Harsh Weather Tools Help Birdlife & Other Wildlife

Here’s some tips to make your garden and home environment protective and welcoming during the harsh winter weather:

1. Leave a brush pile, a loose collection of fallen sticks and branches, on the edges of your yard or near your bird feeders to provide a safe place for birds to roost overnight or retreat into if they see a predator.

2. Save the fall cleanup for spring. Fallen leaves are nature’s mulch. Rake them into your landscaped beds where they protect your soil and return their nutrients to it, and provide shelter for wintering fireflies, butterflies, toads and turtles. Birds and small mammals will search through the leaves for food, too.

3. Don’t cut down any native long grasses or wildflowers with seed-heads. Birds like to hang out in clumps of long grass during the day time for safety, and the seed heads on your native flowers serve as natural bird feeders all winter. Native bees also hibernate inside the larger flower stems.

4. Keep feeders and seed accessible throughout the winter. Make sure you clear snow from the tops of platform feeders and clear an area on the ground where you can scatter seed for ground-feeding species such as juncos, sparrows, and doves.

5. Keep your feeders clean and filled with fresh seed. Keep seed dry with a weather guard. When birdseed gets wet, it may begin to spoil or become moldy, which is detrimental to the health of wild birds.
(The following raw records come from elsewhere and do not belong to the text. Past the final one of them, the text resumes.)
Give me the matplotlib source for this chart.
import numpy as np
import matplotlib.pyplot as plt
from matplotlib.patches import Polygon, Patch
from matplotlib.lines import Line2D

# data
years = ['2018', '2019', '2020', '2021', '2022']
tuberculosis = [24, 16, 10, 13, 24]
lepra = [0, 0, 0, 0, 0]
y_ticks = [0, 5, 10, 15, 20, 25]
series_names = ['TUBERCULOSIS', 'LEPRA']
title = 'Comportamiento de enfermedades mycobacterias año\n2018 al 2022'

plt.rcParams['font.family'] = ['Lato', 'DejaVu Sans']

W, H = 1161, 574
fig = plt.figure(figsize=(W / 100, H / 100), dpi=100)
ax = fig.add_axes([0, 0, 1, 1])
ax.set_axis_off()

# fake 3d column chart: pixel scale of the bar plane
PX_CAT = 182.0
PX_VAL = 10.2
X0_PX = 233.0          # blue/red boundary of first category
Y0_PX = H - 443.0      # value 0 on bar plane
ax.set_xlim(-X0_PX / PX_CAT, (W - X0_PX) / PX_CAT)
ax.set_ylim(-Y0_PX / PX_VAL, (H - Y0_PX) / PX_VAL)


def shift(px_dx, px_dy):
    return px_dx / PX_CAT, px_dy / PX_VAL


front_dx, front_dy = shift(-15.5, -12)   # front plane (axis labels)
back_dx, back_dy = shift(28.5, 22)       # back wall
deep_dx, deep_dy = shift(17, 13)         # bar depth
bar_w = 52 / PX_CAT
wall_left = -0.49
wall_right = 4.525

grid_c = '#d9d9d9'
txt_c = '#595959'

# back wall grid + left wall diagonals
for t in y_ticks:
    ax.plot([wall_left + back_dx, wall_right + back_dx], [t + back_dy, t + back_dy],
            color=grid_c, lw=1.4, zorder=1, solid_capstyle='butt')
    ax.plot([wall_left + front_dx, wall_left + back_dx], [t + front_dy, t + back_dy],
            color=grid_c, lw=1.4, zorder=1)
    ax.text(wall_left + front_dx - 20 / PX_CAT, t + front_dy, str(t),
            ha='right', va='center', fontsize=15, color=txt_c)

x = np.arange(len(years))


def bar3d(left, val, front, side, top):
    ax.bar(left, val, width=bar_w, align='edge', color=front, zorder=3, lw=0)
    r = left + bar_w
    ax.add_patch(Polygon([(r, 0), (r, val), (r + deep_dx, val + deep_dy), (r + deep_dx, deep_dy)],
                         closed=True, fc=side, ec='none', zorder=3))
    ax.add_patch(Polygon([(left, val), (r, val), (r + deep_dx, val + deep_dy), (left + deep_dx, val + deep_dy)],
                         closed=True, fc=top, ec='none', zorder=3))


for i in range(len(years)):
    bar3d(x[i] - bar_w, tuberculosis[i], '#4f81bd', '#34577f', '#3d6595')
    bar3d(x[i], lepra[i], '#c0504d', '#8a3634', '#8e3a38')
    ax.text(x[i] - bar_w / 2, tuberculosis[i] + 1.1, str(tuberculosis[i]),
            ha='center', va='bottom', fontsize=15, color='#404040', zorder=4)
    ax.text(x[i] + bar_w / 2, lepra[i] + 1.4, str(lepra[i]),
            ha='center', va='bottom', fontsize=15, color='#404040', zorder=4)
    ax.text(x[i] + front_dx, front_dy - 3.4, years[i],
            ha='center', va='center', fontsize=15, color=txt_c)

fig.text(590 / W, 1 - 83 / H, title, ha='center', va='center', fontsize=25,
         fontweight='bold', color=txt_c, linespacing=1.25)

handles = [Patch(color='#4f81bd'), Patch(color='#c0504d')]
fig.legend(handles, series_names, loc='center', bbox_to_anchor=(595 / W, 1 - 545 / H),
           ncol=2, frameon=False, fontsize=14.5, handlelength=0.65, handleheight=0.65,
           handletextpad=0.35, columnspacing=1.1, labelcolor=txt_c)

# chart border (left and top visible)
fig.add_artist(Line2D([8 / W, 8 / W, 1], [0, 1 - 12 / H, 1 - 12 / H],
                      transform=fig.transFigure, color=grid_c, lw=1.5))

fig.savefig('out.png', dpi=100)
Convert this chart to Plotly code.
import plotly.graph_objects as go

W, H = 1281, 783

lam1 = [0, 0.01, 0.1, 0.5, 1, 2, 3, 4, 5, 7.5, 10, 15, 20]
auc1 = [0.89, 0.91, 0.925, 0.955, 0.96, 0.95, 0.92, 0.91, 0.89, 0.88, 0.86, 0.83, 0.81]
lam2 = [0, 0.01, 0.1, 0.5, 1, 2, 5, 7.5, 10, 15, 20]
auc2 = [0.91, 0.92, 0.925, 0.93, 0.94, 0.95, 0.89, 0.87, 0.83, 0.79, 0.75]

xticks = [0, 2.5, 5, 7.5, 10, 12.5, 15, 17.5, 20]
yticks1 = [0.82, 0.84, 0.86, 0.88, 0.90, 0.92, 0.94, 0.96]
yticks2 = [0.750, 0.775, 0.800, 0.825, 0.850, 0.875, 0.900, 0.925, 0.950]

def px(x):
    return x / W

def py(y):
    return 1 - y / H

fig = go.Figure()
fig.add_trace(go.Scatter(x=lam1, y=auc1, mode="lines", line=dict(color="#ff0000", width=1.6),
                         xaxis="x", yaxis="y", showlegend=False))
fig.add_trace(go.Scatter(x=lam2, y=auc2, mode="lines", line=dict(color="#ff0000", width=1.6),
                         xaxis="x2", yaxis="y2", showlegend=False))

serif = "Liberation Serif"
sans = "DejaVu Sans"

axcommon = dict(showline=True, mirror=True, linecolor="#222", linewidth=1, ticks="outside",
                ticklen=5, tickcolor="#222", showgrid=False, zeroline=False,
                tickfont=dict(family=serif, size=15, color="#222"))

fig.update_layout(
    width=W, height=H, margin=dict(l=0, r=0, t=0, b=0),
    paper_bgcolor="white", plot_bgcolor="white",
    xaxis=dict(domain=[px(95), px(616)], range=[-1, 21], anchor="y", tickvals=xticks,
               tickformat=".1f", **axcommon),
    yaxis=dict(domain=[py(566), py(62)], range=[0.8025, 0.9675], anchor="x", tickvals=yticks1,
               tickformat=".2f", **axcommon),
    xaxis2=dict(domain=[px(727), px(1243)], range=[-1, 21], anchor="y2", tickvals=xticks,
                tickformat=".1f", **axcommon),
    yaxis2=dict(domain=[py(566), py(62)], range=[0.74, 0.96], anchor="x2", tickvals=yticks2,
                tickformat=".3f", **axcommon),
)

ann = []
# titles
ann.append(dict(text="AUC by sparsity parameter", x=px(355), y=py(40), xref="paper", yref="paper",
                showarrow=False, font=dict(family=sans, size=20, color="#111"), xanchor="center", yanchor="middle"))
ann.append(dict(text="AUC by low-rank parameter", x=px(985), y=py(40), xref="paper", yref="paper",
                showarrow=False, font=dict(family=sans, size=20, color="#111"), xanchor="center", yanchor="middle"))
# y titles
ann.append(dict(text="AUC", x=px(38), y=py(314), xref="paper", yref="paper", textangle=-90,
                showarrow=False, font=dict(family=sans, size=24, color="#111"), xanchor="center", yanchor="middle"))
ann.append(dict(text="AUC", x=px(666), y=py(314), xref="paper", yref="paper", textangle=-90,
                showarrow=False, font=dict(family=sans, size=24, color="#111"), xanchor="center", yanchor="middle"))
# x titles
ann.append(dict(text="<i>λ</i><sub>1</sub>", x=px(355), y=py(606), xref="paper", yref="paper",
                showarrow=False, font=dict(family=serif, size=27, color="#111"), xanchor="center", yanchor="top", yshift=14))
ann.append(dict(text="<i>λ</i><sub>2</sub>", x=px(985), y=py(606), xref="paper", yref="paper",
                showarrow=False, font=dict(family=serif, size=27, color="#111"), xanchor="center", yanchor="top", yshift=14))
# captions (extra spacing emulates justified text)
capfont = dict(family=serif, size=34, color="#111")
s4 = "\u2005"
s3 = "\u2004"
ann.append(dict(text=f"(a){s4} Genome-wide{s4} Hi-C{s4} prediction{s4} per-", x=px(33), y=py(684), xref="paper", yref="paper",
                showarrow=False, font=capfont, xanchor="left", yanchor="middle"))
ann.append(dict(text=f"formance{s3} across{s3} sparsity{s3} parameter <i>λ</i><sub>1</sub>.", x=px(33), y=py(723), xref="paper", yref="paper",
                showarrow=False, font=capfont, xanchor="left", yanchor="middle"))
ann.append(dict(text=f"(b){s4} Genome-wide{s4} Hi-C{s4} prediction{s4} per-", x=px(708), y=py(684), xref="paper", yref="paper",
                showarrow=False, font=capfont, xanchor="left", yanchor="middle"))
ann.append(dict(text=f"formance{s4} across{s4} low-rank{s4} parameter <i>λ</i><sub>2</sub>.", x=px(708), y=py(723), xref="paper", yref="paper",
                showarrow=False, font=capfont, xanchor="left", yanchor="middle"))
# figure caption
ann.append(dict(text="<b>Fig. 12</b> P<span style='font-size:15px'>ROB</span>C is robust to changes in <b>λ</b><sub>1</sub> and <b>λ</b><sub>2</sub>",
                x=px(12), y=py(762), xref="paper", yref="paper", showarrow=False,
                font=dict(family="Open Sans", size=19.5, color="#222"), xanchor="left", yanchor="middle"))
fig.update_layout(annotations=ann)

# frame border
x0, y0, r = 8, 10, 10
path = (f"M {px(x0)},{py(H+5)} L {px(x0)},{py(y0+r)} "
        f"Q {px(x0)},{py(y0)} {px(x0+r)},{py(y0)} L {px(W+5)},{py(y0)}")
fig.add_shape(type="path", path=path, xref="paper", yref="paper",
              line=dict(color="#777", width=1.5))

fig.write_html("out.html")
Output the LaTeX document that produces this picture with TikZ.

6. Consider putting out some high energy foods such as suet and mealworms. Their high fat and protein content gives birds a much-needed energy boost to make it through cold winter nights.

7. Provide extra high-quality food in bad weather as this is when birds need food most. Keep some extra feeders and seed on hand incase a winter storm moves into your area.

8. Provide plenty of water. In the winter, dehydration can be a big problem for birds since most water sources are frozen. A heated birdbath or a deicer in your birdbath ensures you the best activity on the block! Birds also need water to preen their feathers correctly and insulate them well, which keeps birds warm. Remember to also keep the birdbath clean and filled with fresh water.

9. Position shelters- nestbox and bird house openings away from windy areas or primarily south to take advantage of the winter sun.

10. Protect shelters from predators- Use baffles to keep predators such as raccoons and squirrels from climbing posts.

And of course, the bonus - you will be rewarding yourself with the benefit of watching beautiful birds all winter!